BEGIN Records
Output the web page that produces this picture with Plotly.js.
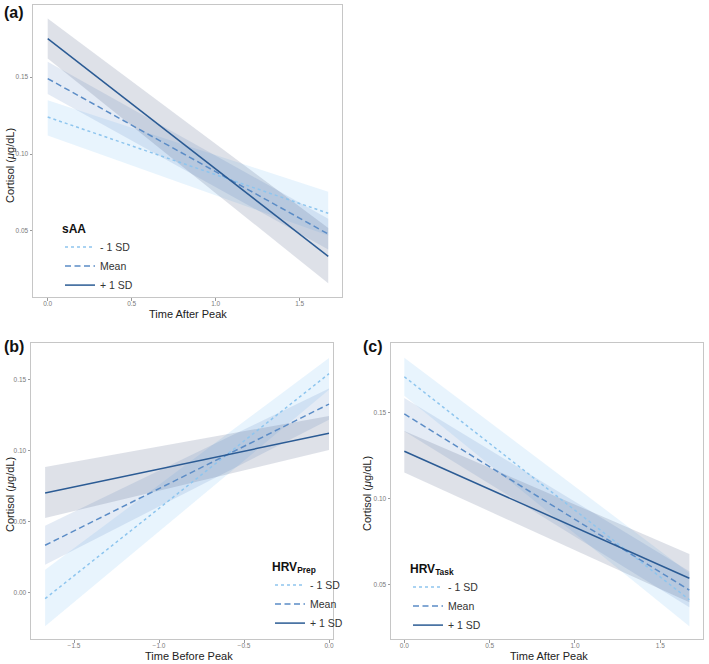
END Records
BEGIN Records
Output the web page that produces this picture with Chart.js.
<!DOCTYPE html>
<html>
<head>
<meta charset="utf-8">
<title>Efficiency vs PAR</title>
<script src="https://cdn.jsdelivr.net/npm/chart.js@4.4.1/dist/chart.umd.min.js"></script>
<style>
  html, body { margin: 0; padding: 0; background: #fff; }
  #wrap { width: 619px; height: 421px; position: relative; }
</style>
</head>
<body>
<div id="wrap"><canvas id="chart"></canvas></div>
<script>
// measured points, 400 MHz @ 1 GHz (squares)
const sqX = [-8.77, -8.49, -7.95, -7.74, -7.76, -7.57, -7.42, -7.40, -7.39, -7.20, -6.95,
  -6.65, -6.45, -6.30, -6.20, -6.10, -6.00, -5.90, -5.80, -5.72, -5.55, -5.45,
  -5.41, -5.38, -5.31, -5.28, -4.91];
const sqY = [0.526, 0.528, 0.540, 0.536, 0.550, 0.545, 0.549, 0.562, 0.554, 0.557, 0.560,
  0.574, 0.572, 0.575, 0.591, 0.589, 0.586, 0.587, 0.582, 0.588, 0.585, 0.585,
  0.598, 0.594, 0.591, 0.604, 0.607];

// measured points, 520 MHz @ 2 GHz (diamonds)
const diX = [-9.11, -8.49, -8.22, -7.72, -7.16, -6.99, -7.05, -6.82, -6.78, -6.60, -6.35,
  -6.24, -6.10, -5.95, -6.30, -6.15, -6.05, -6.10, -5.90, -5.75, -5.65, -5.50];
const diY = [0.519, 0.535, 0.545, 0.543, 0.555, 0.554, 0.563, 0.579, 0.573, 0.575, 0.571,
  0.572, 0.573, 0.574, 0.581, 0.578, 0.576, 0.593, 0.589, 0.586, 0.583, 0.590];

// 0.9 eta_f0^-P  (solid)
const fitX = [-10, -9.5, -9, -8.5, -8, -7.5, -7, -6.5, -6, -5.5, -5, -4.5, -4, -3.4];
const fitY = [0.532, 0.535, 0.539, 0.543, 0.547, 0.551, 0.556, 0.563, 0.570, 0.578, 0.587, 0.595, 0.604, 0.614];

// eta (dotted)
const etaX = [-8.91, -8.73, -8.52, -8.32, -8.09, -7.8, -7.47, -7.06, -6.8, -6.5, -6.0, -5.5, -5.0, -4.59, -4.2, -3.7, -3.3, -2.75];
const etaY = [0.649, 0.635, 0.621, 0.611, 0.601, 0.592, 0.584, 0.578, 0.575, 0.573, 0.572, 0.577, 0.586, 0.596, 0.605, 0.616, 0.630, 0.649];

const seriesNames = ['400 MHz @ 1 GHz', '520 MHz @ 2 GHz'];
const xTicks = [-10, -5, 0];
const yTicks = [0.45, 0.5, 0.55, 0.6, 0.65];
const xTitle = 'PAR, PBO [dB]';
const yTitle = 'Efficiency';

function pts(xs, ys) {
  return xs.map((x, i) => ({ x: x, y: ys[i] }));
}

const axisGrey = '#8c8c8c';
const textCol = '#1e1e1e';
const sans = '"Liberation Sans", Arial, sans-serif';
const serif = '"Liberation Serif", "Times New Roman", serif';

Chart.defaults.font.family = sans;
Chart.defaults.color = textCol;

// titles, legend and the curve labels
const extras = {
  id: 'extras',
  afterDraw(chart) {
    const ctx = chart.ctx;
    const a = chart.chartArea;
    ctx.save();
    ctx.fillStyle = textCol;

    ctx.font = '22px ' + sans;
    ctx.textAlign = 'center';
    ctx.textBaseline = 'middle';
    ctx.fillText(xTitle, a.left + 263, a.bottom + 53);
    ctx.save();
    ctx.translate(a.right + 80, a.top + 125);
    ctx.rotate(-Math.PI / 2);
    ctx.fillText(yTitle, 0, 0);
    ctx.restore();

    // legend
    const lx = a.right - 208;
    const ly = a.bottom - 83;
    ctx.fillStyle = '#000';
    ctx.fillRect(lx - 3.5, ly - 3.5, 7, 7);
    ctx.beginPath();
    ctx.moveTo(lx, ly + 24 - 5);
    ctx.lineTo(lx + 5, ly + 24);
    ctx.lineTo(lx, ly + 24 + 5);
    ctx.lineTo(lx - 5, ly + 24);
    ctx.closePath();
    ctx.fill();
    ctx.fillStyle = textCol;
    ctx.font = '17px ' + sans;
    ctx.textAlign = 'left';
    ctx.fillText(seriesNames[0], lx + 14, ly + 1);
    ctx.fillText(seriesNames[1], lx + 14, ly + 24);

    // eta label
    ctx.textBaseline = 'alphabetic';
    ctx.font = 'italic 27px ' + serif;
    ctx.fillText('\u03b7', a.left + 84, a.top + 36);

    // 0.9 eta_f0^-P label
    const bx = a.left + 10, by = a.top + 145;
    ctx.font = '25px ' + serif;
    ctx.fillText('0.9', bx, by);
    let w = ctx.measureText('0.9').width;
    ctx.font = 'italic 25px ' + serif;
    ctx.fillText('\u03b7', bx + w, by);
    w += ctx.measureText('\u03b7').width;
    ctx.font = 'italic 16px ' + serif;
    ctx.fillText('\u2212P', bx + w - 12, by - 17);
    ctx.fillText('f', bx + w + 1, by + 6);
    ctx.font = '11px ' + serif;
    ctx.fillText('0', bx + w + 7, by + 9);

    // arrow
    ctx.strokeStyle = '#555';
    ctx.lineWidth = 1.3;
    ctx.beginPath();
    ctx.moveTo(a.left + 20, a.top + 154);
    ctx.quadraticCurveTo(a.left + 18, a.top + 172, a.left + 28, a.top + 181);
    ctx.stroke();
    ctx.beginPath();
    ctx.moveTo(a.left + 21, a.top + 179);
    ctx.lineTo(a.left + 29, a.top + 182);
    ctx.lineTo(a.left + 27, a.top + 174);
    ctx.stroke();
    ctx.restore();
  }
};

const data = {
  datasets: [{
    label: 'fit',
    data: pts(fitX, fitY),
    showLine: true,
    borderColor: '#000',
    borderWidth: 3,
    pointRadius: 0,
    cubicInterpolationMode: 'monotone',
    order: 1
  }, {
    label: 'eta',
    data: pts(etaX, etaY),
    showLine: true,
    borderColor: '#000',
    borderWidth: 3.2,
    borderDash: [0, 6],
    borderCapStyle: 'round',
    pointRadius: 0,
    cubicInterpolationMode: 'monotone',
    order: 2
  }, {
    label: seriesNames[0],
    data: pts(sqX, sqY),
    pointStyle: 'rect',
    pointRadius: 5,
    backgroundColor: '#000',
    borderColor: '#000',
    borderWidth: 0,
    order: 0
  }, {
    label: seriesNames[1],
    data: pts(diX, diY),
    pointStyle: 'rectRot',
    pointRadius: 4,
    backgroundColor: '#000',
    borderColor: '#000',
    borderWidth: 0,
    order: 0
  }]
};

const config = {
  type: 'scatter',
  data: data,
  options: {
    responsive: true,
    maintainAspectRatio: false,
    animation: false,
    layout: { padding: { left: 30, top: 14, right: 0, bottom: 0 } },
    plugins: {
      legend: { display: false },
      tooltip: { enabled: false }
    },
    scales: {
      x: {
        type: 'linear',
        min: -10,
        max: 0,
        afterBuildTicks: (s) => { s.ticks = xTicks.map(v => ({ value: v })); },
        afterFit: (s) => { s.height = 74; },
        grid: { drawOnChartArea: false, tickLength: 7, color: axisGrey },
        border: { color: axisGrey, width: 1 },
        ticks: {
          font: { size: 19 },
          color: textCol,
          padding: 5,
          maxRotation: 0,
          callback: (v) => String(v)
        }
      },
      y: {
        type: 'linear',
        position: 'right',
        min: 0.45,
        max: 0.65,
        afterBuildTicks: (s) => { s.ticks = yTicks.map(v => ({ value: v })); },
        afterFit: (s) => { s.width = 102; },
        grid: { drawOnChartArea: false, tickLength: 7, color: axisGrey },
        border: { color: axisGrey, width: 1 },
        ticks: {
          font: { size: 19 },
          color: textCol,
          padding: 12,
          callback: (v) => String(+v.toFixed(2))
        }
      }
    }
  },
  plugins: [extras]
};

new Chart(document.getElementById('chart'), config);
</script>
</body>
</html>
END Records
Your task is to transcribe only the lines from the line containing "Output the web page that produces this picture with Chart.js." through the line containing "0.586, 0.583, 0.590];", word for word.

» Right answer
Output the web page that produces this picture with Chart.js.
<!DOCTYPE html>
<html>
<head>
<meta charset="utf-8">
<title>Efficiency vs PAR</title>
<script src="https://cdn.jsdelivr.net/npm/chart.js@4.4.1/dist/chart.umd.min.js"></script>
<style>
  html, body { margin: 0; padding: 0; background: #fff; }
  #wrap { width: 619px; height: 421px; position: relative; }
</style>
</head>
<body>
<div id="wrap"><canvas id="chart"></canvas></div>
<script>
// measured points, 400 MHz @ 1 GHz (squares)
const sqX = [-8.77, -8.49, -7.95, -7.74, -7.76, -7.57, -7.42, -7.40, -7.39, -7.20, -6.95,
  -6.65, -6.45, -6.30, -6.20, -6.10, -6.00, -5.90, -5.80, -5.72, -5.55, -5.45,
  -5.41, -5.38, -5.31, -5.28, -4.91];
const sqY = [0.526, 0.528, 0.540, 0.536, 0.550, 0.545, 0.549, 0.562, 0.554, 0.557, 0.560,
  0.574, 0.572, 0.575, 0.591, 0.589, 0.586, 0.587, 0.582, 0.588, 0.585, 0.585,
  0.598, 0.594, 0.591, 0.604, 0.607];

// measured points, 520 MHz @ 2 GHz (diamonds)
const diX = [-9.11, -8.49, -8.22, -7.72, -7.16, -6.99, -7.05, -6.82, -6.78, -6.60, -6.35,
  -6.24, -6.10, -5.95, -6.30, -6.15, -6.05, -6.10, -5.90, -5.75, -5.65, -5.50];
const diY = [0.519, 0.535, 0.545, 0.543, 0.555, 0.554, 0.563, 0.579, 0.573, 0.575, 0.571,
  0.572, 0.573, 0.574, 0.581, 0.578, 0.576, 0.593, 0.589, 0.586, 0.583, 0.590];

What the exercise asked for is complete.